China is a country half colonial and half feudal; it is a country that is politically, militarily, and economically backward. This is an inescapable conclusion. It is a vast country with great resources and tremendous population, a country in which the terrain is complicated and the facilities for communication are poor. All theses factors favour a protracted war, they all favour the application of mobile warfare and guerilla operations. The establishment of innumerable anti-Japanese bases behind the enemy's lines will force him to fight unceasingly in many places at once, both to his front and his rear. He thus endlessly expends his resources.

We must unite the strength of the army with that of the people, we must strike the weak spots in the enemy's flanks, in his front, in his rear. We must make war everywhere and cause dispersal of his forces and dissipation of his strength. Thus the time will come when a gradual change will become evident in the relative position of ourselves and our enemy, and when that day comes, it will be the beginning of our ultimate victory over the Japanese.

Although China's population is great, it is unorganized. This is a weakness which must be then into account.

The Japanese bandits have merely to conquer territory but rapacious, and murderous policy of the extinction of the Chinese race. We must unite the nation without regard to parties and follow our policy of resistance to the end. China today is not the China of old. It is not like Abyssinia. China today is at the point of her greatest historical progress. The standards of literacy among the masses have been raised; the rapprochement of Communists and Nationalists has laid the foundation for an anti-Japanese war front that is constantly being strengthened and expanded; government, army and people are all working with great energy; the raw material resources and the economic strength of the nation are waiting to be used; the unorganized people are becoming an organized nation.

These energies must be directed toward the goal of protracted war so that should the Japanese occupy much of our territory or even most of it, we shall still gain final victory. Not only must those behind our lines organize for resistance but also those who live in Japanese-occupied territory in every part of the country.

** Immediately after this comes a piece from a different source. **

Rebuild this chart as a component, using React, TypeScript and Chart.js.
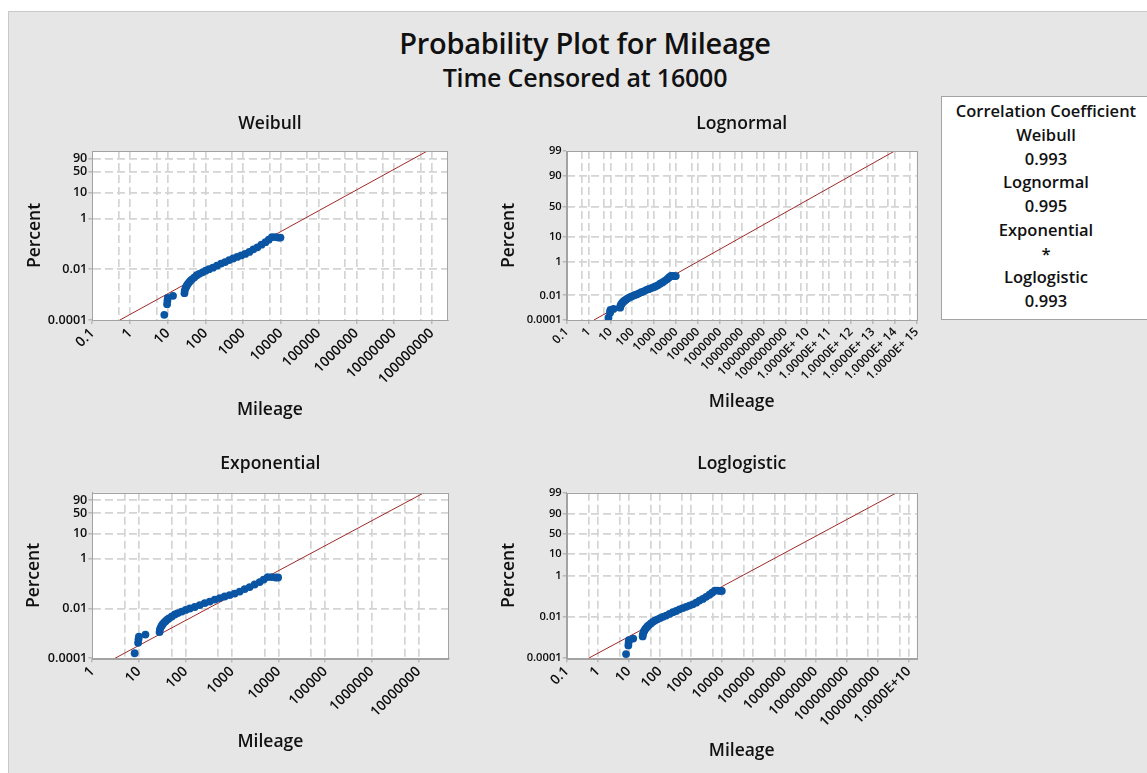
import React, { useEffect, useRef } from 'react';
import { Chart, registerables } from 'chart.js';

Chart.register(...registerables);

// ---------- data ----------
const mileage = [
  8.1, 9.6, 9.8, 10.0, 13.8, 27.7, 28.2, 29.6, 31, 32.7, 35, 37.8, 40.5, 43.9,
  50.9, 59, 68.4, 83.3, 101, 124, 158, 202, 259, 331, 424, 542, 693, 887,
  1136, 1455, 1862, 2382, 3048, 3900, 4750, 5780, 7050, 8590, 9710,
];
const percent = [
  0.00016, 0.00042, 0.00058, 0.00075, 0.0009, 0.00114, 0.00144, 0.00181, 0.0021,
  0.0024, 0.0028, 0.0032, 0.0036, 0.004, 0.0048, 0.0058, 0.0066, 0.0076, 0.0088,
  0.0101, 0.0116, 0.0139, 0.0167, 0.0192, 0.0231, 0.0266, 0.0306, 0.0351,
  0.0403, 0.0485, 0.061, 0.0736, 0.093, 0.117, 0.147, 0.186, 0.186, 0.178, 0.178,
];

// fitted distribution lines (end points)
const weibullFitMileage = [0.54, 7.6e7];
const weibullFitPercent = [0.0001, 99];
const lognormalFitMileage = [1.77, 9.8e13];
const lognormalFitPercent = [0.0001, 99];
const exponentialFitMileage = [3.06, 1.32e7];
const exponentialFitPercent = [0.0001, 99];
const loglogisticFitMileage = [0.5, 4.1e9];
const loglogisticFitPercent = [0.0001, 99];

// tick labels
const weibullXLabels = ['0.1', '1', '10', '100', '1000', '10000', '100000', '1000000', '10000000', '100000000'];
const lognormalXLabels = [
  '0.1', '1', '10', '100', '1000', '10000', '100000', '1000000', '10000000', '100000000',
  '1000000000', '1.0000E+ 10', '1.0000E+ 11', '1.0000E+ 12', '1.0000E+ 13', '1.0000E+ 14', '1.0000E+ 15',
];
const exponentialXLabels = ['1', '10', '100', '1000', '10000', '100000', '1000000', '10000000'];
const loglogisticXLabels = [
  '0.1', '1', '10', '100', '1000', '10000', '100000', '1000000', '10000000', '100000000',
  '1000000000', '1.0000E+10',
];
const weibullYLabels = ['0.0001', '0.01', '1', '10', '50', '90'];
const lognormalYLabels = ['0.0001', '0.01', '1', '10', '50', '90', '99'];
const exponentialYLabels = ['0.0001', '0.01', '1', '10', '50', '90'];
const loglogisticYLabels = ['0.0001', '0.01', '1', '10', '50', '90', '99'];

// axis ranges
const yMinPercent = 0.0001;
const yMaxPercent = 99;
const weibullXRange = [0.1, 2.6e8];
const lognormalXRange = [0.1, 1e15];
const exponentialXRange = [1, 4.4e7];
const loglogisticXRange = [0.1, 1.8e10];

const corrNames = ['Weibull', 'Lognormal', 'Exponential', 'Loglogistic'];
const corrValues = ['0.993', '0.995', '*', '0.993'];

// ---------- probability-scale transforms ----------
function normInv(p: number): number {
  const a = [-3.969683028665376e1, 2.209460984245205e2, -2.759285104469687e2, 1.38357751867269e2, -3.066479806614716e1, 2.506628277459239];
  const b = [-5.447609879822406e1, 1.615858368580409e2, -1.556989798598866e2, 6.680131188771972e1, -1.328068155288572e1];
  const c = [-7.784894002430293e-3, -3.223964580411365e-1, -2.400758277161838, -2.549671348730254, 4.374664141464968, 2.938163982698783];
  const d = [7.784695709041462e-3, 3.224671290700398e-1, 2.445134137142996, 3.754408661907416];
  const pl = 0.02425;
  if (p < pl) {
    const q = Math.sqrt(-2 * Math.log(p));
    return (((((c[0] * q + c[1]) * q + c[2]) * q + c[3]) * q + c[4]) * q + c[5]) / ((((d[0] * q + d[1]) * q + d[2]) * q + d[3]) * q + 1);
  }
  if (p <= 1 - pl) {
    const q = p - 0.5;
    const r = q * q;
    return ((((((a[0] * r + a[1]) * r + a[2]) * r + a[3]) * r + a[4]) * r + a[5]) * q) / (((((b[0] * r + b[1]) * r + b[2]) * r + b[3]) * r + b[4]) * r + 1);
  }
  const q = Math.sqrt(-2 * Math.log(1 - p));
  return -(((((c[0] * q + c[1]) * q + c[2]) * q + c[3]) * q + c[4]) * q + c[5]) / ((((d[0] * q + d[1]) * q + d[2]) * q + d[3]) * q + 1);
}
const transforms: Record<string, (pct: number) => number> = {
  weibull: (pct) => Math.log(-Math.log(1 - pct / 100)),
  normal: (pct) => normInv(pct / 100),
  logistic: (pct) => {
    const q = pct / 100;
    return Math.log(q / (1 - q));
  },
};

// ---------- layout (page pixels) ----------
type Geo = { L: number; R: number; T: number; B: number; titleY: number; yTitleX: number; xTitleY: number };

const panels = [
  {
    title: 'Weibull', transform: 'weibull', xLabels: weibullXLabels, xRange: weibullXRange, yLabels: weibullYLabels,
    fitX: weibullFitMileage, fitP: weibullFitPercent, xFont: 14, yFont: 12.6,
    geo: { L: 92.3, R: 447.5, T: 151, B: 320, titleY: 124, yTitleX: 35, xTitleY: 410 } as Geo,
  },
  {
    title: 'Lognormal', transform: 'normal', xLabels: lognormalXLabels, xRange: lognormalXRange, yLabels: lognormalYLabels,
    fitX: lognormalFitMileage, fitP: lognormalFitPercent, xFont: 12, yFont: 11.2,
    geo: { L: 566.7, R: 916.7, T: 151, B: 320, titleY: 124, yTitleX: 509, xTitleY: 402 } as Geo,
  },
  {
    title: 'Exponential', transform: 'weibull', xLabels: exponentialXLabels, xRange: exponentialXRange, yLabels: exponentialYLabels,
    fitX: exponentialFitMileage, fitP: exponentialFitPercent, xFont: 14, yFont: 12.6,
    geo: { L: 92.3, R: 448.5, T: 492.7, B: 658.3, titleY: 464, yTitleX: 34, xTitleY: 742 } as Geo,
  },
  {
    title: 'Loglogistic', transform: 'logistic', xLabels: loglogisticXLabels, xRange: loglogisticXRange, yLabels: loglogisticYLabels,
    fitX: loglogisticFitMileage, fitP: loglogisticFitPercent, xFont: 13.7, yFont: 11.2,
    geo: { L: 566.7, R: 916.7, T: 492.7, B: 658.3, titleY: 464, yTitleX: 509, xTitleY: 751 } as Geo,
  },
];

const FONT = "'Open Sans', 'Noto Sans', sans-serif";
const TITLE_SIZE = 17.5;
const LH = TITLE_SIZE * 1.2;
const GRID = '#d4d4d4';
const AXIS = '#a3a3a3';
const TICK_TEXT = '#0d0d0d';

const framePlugin = {
  id: 'frameBox',
  beforeDraw(chart: any) {
    const { ctx, chartArea: a } = chart;
    ctx.save();
    ctx.fillStyle = '#ffffff';
    ctx.fillRect(a.left, a.top, a.right - a.left, a.bottom - a.top);
    ctx.restore();
  },
  afterDraw(chart: any) {
    const { ctx, chartArea: a } = chart;
    ctx.save();
    ctx.strokeStyle = AXIS;
    ctx.lineWidth = 1;
    ctx.strokeRect(Math.round(a.left) + 0.5, Math.round(a.top) + 0.5, Math.round(a.right - a.left), Math.round(a.bottom - a.top));
    ctx.restore();
  },
};

function Panel({ cfg }: { cfg: (typeof panels)[number] }) {
  const ref = useRef<HTMLCanvasElement>(null);
  const g = cfg.geo;
  const cl = Math.floor(g.yTitleX - LH / 2) - 2;
  const ct = Math.floor(g.titleY - LH / 2) - 2;
  const cb = Math.ceil(g.xTitleY + LH / 2) + 2;
  const cr = Math.ceil(g.R) + 22;
  const width = cr - cl;
  const height = cb - ct;

  useEffect(() => {
    if (!ref.current) return;
    const T = transforms[cfg.transform];
    const yTicks = cfg.yLabels.map((s) => ({ value: T(parseFloat(s)), label: s }));
    const [xMin, xMax] = cfg.xRange;
    const xTicks: { value: number; label: string; major: boolean }[] = [];
    cfg.xLabels.forEach((s) => {
      const v = parseFloat(s.replace(/\s/g, ''));
      const half = v / 2;
      if (half > xMin * 1.0001) xTicks.push({ value: half, label: '', major: false });
      xTicks.push({ value: v, label: s, major: true });
    });
    const lastHalf = parseFloat(cfg.xLabels[cfg.xLabels.length - 1].replace(/\s/g, '')) * 5;
    if (lastHalf < xMax) xTicks.push({ value: lastHalf, label: '', major: false });

    const yMin = T(yMinPercent);
    const yMax = T(yMaxPercent);
    const edge = (v: number, lo: number, hi: number) => Math.abs(v - lo) < 1e-9 * Math.max(1, Math.abs(lo)) || Math.abs(v - hi) < 1e-9 * Math.max(1, Math.abs(hi));

    const chart = new Chart(ref.current, {
      type: 'scatter',
      data: {
        datasets: [
          {
            data: mileage.map((m, i) => ({ x: m, y: T(percent[i]) })),
            pointRadius: 3.9,
            pointHoverRadius: 3.9,
            pointBackgroundColor: '#0a55a3',
            pointBorderWidth: 0,
            showLine: false,
            order: 1,
          },
          {
            data: cfg.fitX.map((m, i) => ({ x: m, y: T(cfg.fitP[i]) })),
            showLine: true,
            borderColor: '#a02a28',
            borderWidth: 1,
            pointRadius: 0,
            order: 2,
          },
        ],
      },
      options: {
        responsive: false,
        animation: false,
        events: [],
        layout: { padding: { left: 0, top: 0, bottom: 0, right: cr - g.R } },
        plugins: {
          legend: { display: false },
          tooltip: { enabled: false },
          title: {
            display: true,
            text: cfg.title,
            fullSize: false,
            color: '#111',
            font: { family: FONT, size: TITLE_SIZE, weight: '600', lineHeight: 1.2 },
            padding: { top: g.titleY - LH / 2 - ct, bottom: g.T - g.titleY - LH / 2 },
          },
        },
        scales: {
          x: {
            type: 'logarithmic',
            min: xMin,
            max: xMax,
            afterBuildTicks: (scale: any) => {
              scale.ticks = xTicks.map((t) => ({ value: t.value }));
            },
            afterFit: (scale: any) => {
              scale.height = cb - g.B;
            },
            ticks: {
              autoSkip: false,
              minRotation: 45,
              maxRotation: 45,
              padding: 1,
              color: TICK_TEXT,
              font: { family: FONT, size: cfg.xFont, weight: '600' },
              callback: (_v: any, i: number) => (xTicks[i] ? xTicks[i].label : ''),
            },
            grid: {
              lineWidth: 1.7,
              color: (ctx: any) => (ctx.tick && edge(ctx.tick.value, xMin, xMax) ? 'rgba(0,0,0,0)' : GRID),
              tickLength: 4,
              tickWidth: 1,
              tickColor: (ctx: any) => {
                const t = xTicks[ctx.index];
                return t && t.major ? AXIS : 'rgba(0,0,0,0)';
              },
              tickBorderDash: [],
            },
            border: { display: true, color: AXIS, width: 1, dash: [8, 4] },
            title: {
              display: true,
              text: 'Mileage',
              color: '#111',
              font: { family: FONT, size: TITLE_SIZE, weight: '600', lineHeight: 1.2 },
              padding: { top: 0, bottom: cb - (g.xTitleY + LH / 2) },
            },
          },
          y: {
            type: 'linear',
            min: yMin,
            max: yMax,
            afterBuildTicks: (scale: any) => {
              scale.ticks = yTicks.map((t) => ({ value: t.value }));
            },
            afterFit: (scale: any) => {
              scale.width = g.L - cl;
            },
            ticks: {
              autoSkip: false,
              padding: 1,
              color: TICK_TEXT,
              font: { family: FONT, size: cfg.yFont, weight: '600' },
              callback: (_v: any, i: number) => (yTicks[i] ? yTicks[i].label : ''),
            },
            grid: {
              lineWidth: 1.7,
              color: (ctx: any) => (ctx.tick && edge(ctx.tick.value, yMin, yMax) ? 'rgba(0,0,0,0)' : GRID),
              tickLength: 4,
              tickWidth: 1,
              tickColor: AXIS,
              tickBorderDash: [],
            },
            border: { display: true, color: AXIS, width: 1, dash: [8, 4] },
            title: {
              display: true,
              text: 'Percent',
              color: '#111',
              font: { family: FONT, size: TITLE_SIZE, weight: '600', lineHeight: 1.2 },
              padding: { top: g.yTitleX - LH / 2 - cl, bottom: 0 },
            },
          },
        },
      } as any,
      plugins: [framePlugin],
    });
    return () => chart.destroy();
  }, []);

  return (
    <canvas
      ref={ref}
      width={width}
      height={height}
      style={{ position: 'absolute', left: cl, top: ct, width, height }}
    />
  );
}

export default function App() {
  const lineH = 23.75;
  return (
    <div style={{ position: 'absolute', left: 0, top: 0, width: 1147, height: 773, overflow: 'hidden', background: '#ffffff', fontFamily: FONT }}>
      <div style={{ position: 'absolute', left: 8, top: 11, width: 1160, height: 780, background: '#e6e6e6', borderLeft: '1px solid #c9c9c9', borderTop: '1px solid #c9c9c9' }} />
      <div style={{ position: 'absolute', left: 0, width: 1170, top: 24, height: 38, lineHeight: '38px', textAlign: 'center', fontSize: 29, fontWeight: 600, color: '#111', letterSpacing: -0.3 }}>
        Probability Plot for Mileage
      </div>
      <div style={{ position: 'absolute', left: 0, width: 1170, top: 61, height: 32, lineHeight: '32px', textAlign: 'center', fontSize: 25, fontWeight: 600, color: '#111', letterSpacing: -0.2 }}>
        Time Censored at 16000
      </div>
      {panels.map((p) => (
        <Panel key={p.title} cfg={p} />
      ))}
      <div style={{ position: 'absolute', left: 941, top: 96, width: 212, height: 224, background: '#ffffff', border: '1px solid #a3a3a3', boxSizing: 'border-box' }}>
        <div style={{ position: 'absolute', left: 0, width: 208, top: 2, textAlign: 'center', fontSize: 16.5, fontWeight: 600, color: '#111', lineHeight: `${lineH}px` }}>
          <div>Correlation Coefficient</div>
          {corrNames.map((n, i) => (
            <React.Fragment key={n}>
              <div>{n}</div>
              <div>{corrValues[i]}</div>
            </React.Fragment>
          ))}
        </div>
      </div>
    </div>
  );
}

The traitors who accept the Japanese as fathers are few in number, and those who have taken oath that they would prefer death to abject slavery are many. If we resist with this spirit, what enemy can we not conquer and who can say that ultimate victory will not be ours?

The Japanese are waging a barbaric war along uncivilized lines. For that reason, Japanese of all classes oppose the policies of their government, as do vast international groups. On the other hand, because China's cause is righteous, our countrymen of all classes and parties are united to oppose the invader; we have sympathy in many foreign countries including even Japan itself. This is perhaps the most important reason why Japan will lose and China will win.

The progress of the war for the emancipation of the Chinese people will be in accord with these facts. The guerrilla war of resistance will be in accord with these facts, and that guerrilla operations correlated with those of our regular forces will produce victory is the conviction of the many patriots who devote their entire strength to guerrilla hostilities.